O Chamado só é para edificação do Corpo de Cristo – orgânico (e por conseqüência, o institucional). Por isso a visão sempre será maior do que os recursos – humanos e financeiros.

Algumas Lições que podemos tirar sobre o Chamado:

1 – Todo crente tem vocação que exige uma postura de comportamento. O Chamado é maior do que a minha disposição pessoal, pois é confronto e não conforto;

2 – Meu Chamado nunca é para mim mesmo. Eu não me sirvo com o meu chamado. Sou chamado para servir ao outro. Eu sou responsável pelo crescimento do outro. O desafio é individual, mas a realização, corporativa. Não sou chamado para uma vida contemplativa.
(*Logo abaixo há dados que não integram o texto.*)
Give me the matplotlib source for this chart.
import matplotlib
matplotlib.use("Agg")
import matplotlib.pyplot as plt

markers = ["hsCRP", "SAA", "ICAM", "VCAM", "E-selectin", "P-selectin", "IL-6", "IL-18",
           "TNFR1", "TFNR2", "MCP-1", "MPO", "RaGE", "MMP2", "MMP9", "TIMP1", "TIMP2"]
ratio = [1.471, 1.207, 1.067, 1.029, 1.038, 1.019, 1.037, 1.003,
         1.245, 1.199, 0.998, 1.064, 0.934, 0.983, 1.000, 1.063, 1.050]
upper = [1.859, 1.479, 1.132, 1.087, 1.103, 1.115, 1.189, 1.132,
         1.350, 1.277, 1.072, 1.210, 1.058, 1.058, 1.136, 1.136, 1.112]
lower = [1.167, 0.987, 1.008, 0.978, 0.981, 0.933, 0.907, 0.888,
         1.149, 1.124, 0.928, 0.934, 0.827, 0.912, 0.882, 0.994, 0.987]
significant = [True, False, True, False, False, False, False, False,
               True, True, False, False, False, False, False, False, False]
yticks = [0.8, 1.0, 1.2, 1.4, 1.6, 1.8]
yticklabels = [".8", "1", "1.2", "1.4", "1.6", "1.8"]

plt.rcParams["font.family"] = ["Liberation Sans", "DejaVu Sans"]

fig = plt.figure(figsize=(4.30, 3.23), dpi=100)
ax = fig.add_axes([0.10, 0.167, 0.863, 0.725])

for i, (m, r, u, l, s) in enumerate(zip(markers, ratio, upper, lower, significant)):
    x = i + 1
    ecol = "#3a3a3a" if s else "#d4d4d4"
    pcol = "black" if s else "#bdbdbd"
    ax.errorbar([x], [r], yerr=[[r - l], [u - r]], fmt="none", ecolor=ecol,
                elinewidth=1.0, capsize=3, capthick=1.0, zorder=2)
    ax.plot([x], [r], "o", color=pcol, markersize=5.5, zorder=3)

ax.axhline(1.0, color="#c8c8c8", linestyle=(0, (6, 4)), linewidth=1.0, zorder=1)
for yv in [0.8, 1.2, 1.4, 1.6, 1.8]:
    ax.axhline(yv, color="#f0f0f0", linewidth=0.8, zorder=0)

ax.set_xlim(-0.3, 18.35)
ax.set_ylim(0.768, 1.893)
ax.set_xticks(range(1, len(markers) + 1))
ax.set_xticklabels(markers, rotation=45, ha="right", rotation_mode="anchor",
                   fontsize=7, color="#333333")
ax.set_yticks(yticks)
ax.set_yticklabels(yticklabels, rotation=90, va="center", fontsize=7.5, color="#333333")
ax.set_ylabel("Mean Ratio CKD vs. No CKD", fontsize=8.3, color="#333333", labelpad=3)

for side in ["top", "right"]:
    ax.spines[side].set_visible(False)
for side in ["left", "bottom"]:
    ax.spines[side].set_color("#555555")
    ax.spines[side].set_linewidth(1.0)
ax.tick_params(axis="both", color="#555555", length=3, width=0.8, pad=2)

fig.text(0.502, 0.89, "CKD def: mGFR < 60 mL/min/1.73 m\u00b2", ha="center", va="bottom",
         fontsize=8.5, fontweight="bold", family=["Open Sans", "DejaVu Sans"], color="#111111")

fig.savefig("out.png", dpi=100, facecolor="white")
3 – A minha vocação é especial porque me foi dada pelo Senhor dos Senhores. Eu não sou especial. Por isso, não posso me orgulhar. Não devo elevar o seguidor acima do seu chamado. Não posso perder esta consciência: O Chamado é grande, eu sou pequeno; o Chamado é forte, eu sou fraco; o Chamado é visão, eu sou cego; o Chamado é poderoso, eu sou miserável.

4 – O Chamado é um desafio à mudança de foco – voltar-se para fora: para Deus e para o próximo. O outro sempre será o foco do Chamado, pois Deus não chama ninguém para viver pra si mesmo; Jesus não chama ninguém para fugir do inferno simplesmente. Jesus nos chama para fazermos parte do Seu Corpo.

5 – O ministério não é meu; eu sou apenas instrumento para servir. Deus não se adapta ao meu ministério, é o meu ministério que se molda ao mandato do Senhor. Sou eu quem segue a Jesus e não Jesus que deve me seguir.

6 - Minha vida cristã deve demonstrar um crescimento espiritual e moral.

Cristo diz: “Dê-me tudo. Não quero tanto do seu tempo, tanto do seu dinheiro e tanto do seu trabalho; é a você que eu quero. Não vim atormentar o seu “eu” natural, eu vim matá-lo. As meias medidas não adiantam. Não quero cortar um ramo aqui e outro acolá, quero abater a árvore toda. Não quero tratar do dente, nem pôr uma coroa, nem fazer uma abturação; quero extraí-lo. Ceda o seu eu natural por completo, com todos os desejos que você julga serem inocentes, e também os que julga serem maus; não deixe nada sem me ceder. Dar-lhe-ei em troca um outro eu. Na verdade, dar-lhe-ei a mim mesmo; a minha própria vontade tornar-se-á a sua”.

Reflexão:
Será que existem redes para serem abandonadas?
Essa insistência de querermos estar no controle?

“No mesmo instante eles deixaram as suas redes e o seguiram”.